Cresci na freguesia de Ponta Delgada. Durante muitos anos os meus pais não tiveram carro. Vir a Santa Cruz devia ser umas duas vezes por ano. Então as compras eram feitas no comercio local da freguesia. Comecei de muito novinha a ir às compras para a minha mãe. Era tão pequenina que para o saco das compras não arrastar no chão eu tinha de vir de "lado" para o puxar mais para a anca para não arrastar no chão. Se fosse pouca coisa a minha mãe dizia e eu decorava, senão ia eu de bilhetinho na mão para entregar ao sr. João Caldeira. Naquela altura Ponta Delgada tinha mais de seiscentas pessoas e haviam quatro espaços comerciais: o sr. Aurélio, o sr. Francisco Raulino, o meu primo João Medeiros e o sr. João Caldeira. Ia mais vezes a esta última. Ainda consigo lembrar me perfeitamente da configuração das lojas. O sr. João Caldeira só vendia mercearia, os restantes vendiam um pouco de tudo. No sr. Francisco comprávamos as sandálias plásticas que serviam para usar no verão, para proteger os pés nas pedras do rolo quando íamos para o mar. No primo João Medeiros era uma alegria ir na altura do natal, pois recebia sempre brinquedos e bolas de natal e os armários da sua loja eram sem dúvida os mais bonitos. Foi numa das suas montras que boquiaberta vi um bebê chorão com pilinha. Isso para uma menina da época era uma grande descoberta! Da loja do sr. João Caldeira não consigo esquecer o cheiro a queijo que vinha do armário de rede onde ele o guardava. Quando a minha mãe me mandava comprar queijo era eu a provadora e que importante tarefa!
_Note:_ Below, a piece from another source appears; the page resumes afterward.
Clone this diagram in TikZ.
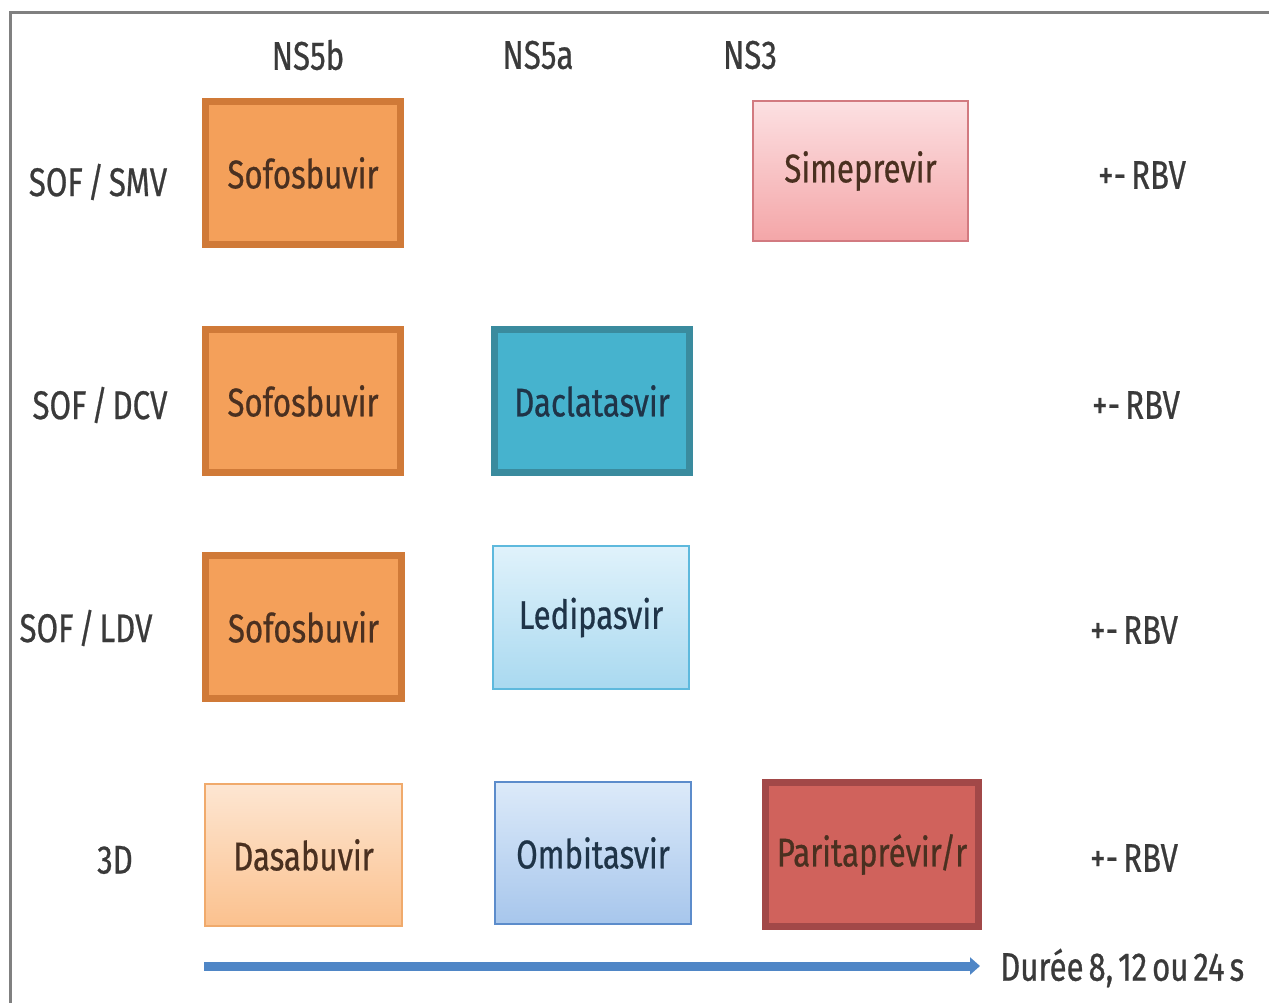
\documentclass[tikz,border=0pt]{standalone}
\usepackage{fontspec}
\setmainfont{Fira Sans}[FakeStretch=0.78, FakeBold=0.6, WordSpace=0.6]
\usetikzlibrary{arrows.meta}
\definecolor{txt}{HTML}{3A3A3A}
\definecolor{orfill}{HTML}{F4A05A}
\definecolor{ordraw}{HTML}{D07A38}
\definecolor{tealfill}{HTML}{46B3CE}
\definecolor{tealdraw}{HTML}{3A8B9E}
\definecolor{redfill}{HTML}{D0625C}
\definecolor{reddraw}{HTML}{A24848}
\definecolor{pinktop}{HTML}{FCE0E2}
\definecolor{pinkbot}{HTML}{F4A6A8}
\definecolor{pinkdraw}{HTML}{D27A80}
\definecolor{ltbtop}{HTML}{E0F2FB}
\definecolor{ltbbot}{HTML}{A9D9F0}
\definecolor{ltbdraw}{HTML}{5EB9DD}
\definecolor{peachtop}{HTML}{FDE6D2}
\definecolor{peachbot}{HTML}{FBC18E}
\definecolor{peachdraw}{HTML}{F0AA6C}
\definecolor{omtop}{HTML}{DCEAF9}
\definecolor{ombot}{HTML}{A7C6EC}
\definecolor{omdraw}{HTML}{5C8CCB}
\definecolor{arrowc}{HTML}{4F86C6}
\definecolor{framec}{HTML}{808080}
\definecolor{boxtxt}{HTML}{4A3020}
\definecolor{bluetxt}{HTML}{1F3448}
\begin{document}
\begin{tikzpicture}[x=1pt,y=-1pt,
  every node/.style={font=\fontsize{40}{46}\selectfont, text=txt, inner sep=0pt},
  lbl/.style={},
  thickbox/.style={draw, line width=7pt, rectangle},
  thinbox/.style={draw, line width=2.5pt, rectangle},
]
\useasboundingbox (0,0) rectangle (1269,1003);
\draw[framec, line width=3pt] (10,1003) -- (10,13) -- (1269,13);

% headers
\node[lbl] (h1) at (308,55) {NS5b};
\node[lbl] (h2) at (538,55) {NS5a};
\node[lbl] (h3) at (750,55) {NS3};

% row labels
\node[lbl] (r1) at (98,182) {SOF / SMV};
\node[lbl] (r2) at (100,405) {SOF / DCV};
\node[lbl] (r3) at (86,628) {SOF / LDV};
\node[lbl] (r4) at (115,860) {3D};

% RBV
\node[lbl] (b1) at (1142,175) {+- RBV};
\node[lbl] (b2) at (1136,405) {+- RBV};
\node[lbl] (b3) at (1134,630) {+- RBV};
\node[lbl] (b4) at (1134,858) {+- RBV};

% row 1
\node[thickbox, draw=ordraw, fill=orfill, minimum width=195pt, minimum height=143pt, text=boxtxt] (s1) at (303,173) {Sofosbuvir};
\node[thinbox, draw=pinkdraw, top color=pinktop, bottom color=pinkbot, minimum width=215pt, minimum height=140pt, text=boxtxt] (sim) at (860.5,171) {Simeprevir};

% row 2
\node[thickbox, draw=ordraw, fill=orfill, minimum width=195pt, minimum height=143pt, text=boxtxt] (s2) at (303,401) {Sofosbuvir};
\node[thickbox, draw=tealdraw, fill=tealfill, minimum width=195pt, minimum height=143pt, text=bluetxt] (dac) at (592,401) {Daclatasvir};

% row 3
\node[thickbox, draw=ordraw, fill=orfill, minimum width=196pt, minimum height=143pt, text=boxtxt] (s3) at (303.5,627) {Sofosbuvir};
\node[thinbox, draw=ltbdraw, top color=ltbtop, bottom color=ltbbot, minimum width=196pt, minimum height=143pt, text=bluetxt] (led) at (591,617.5) {Ledipasvir};

% row 4
\node[thinbox, draw=peachdraw, top color=peachtop, bottom color=peachbot, minimum width=197pt, minimum height=142pt, text=boxtxt] (das) at (303.5,855) {Dasabuvir};
\node[thinbox, draw=omdraw, top color=omtop, bottom color=ombot, minimum width=196pt, minimum height=142pt, text=bluetxt] (omb) at (593,853) {Ombitasvir};
\node[thickbox, draw=reddraw, fill=redfill, minimum width=213pt, minimum height=144pt, text=boxtxt] (par) at (872,854.5) {Paritaprévir/r};

% arrow
\coordinate (a0) at (204,966);
\coordinate (a1) at (980,966);
\draw[arrowc, line width=9pt, -{Triangle[length=10pt,width=17pt]}] (a0) -- (a1);
\node[lbl, anchor=west] (dur) at (1000,968) {Durée 8, 12 ou 24 s};
\end{tikzpicture}
\end{document}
Também recordo moer o café num moinho grande manual dentro do balcão. Aí por norma algum adulto cordialmente me vinha dar uma ajudinha.
No pátio da loja juntavam se alguns homens depois das suas tarefas, da agricultura ou pesca, para beber um copo de vinho, fumar um cigarro Santa Justa ou Santa Rosa e conversar. Um deles era o meu tio avô: José Cabral que sempre que me via dizia: João dá um chocolate à pequena. Eu agradecia com um beijinho na face dele suada do trabalho da terra e corria feliz pra casa partilhar o chocolate 9ilhas com os meus irmãos. Pobreza? Nunca a senti. Sempre fui feliz com as pequenas coisas!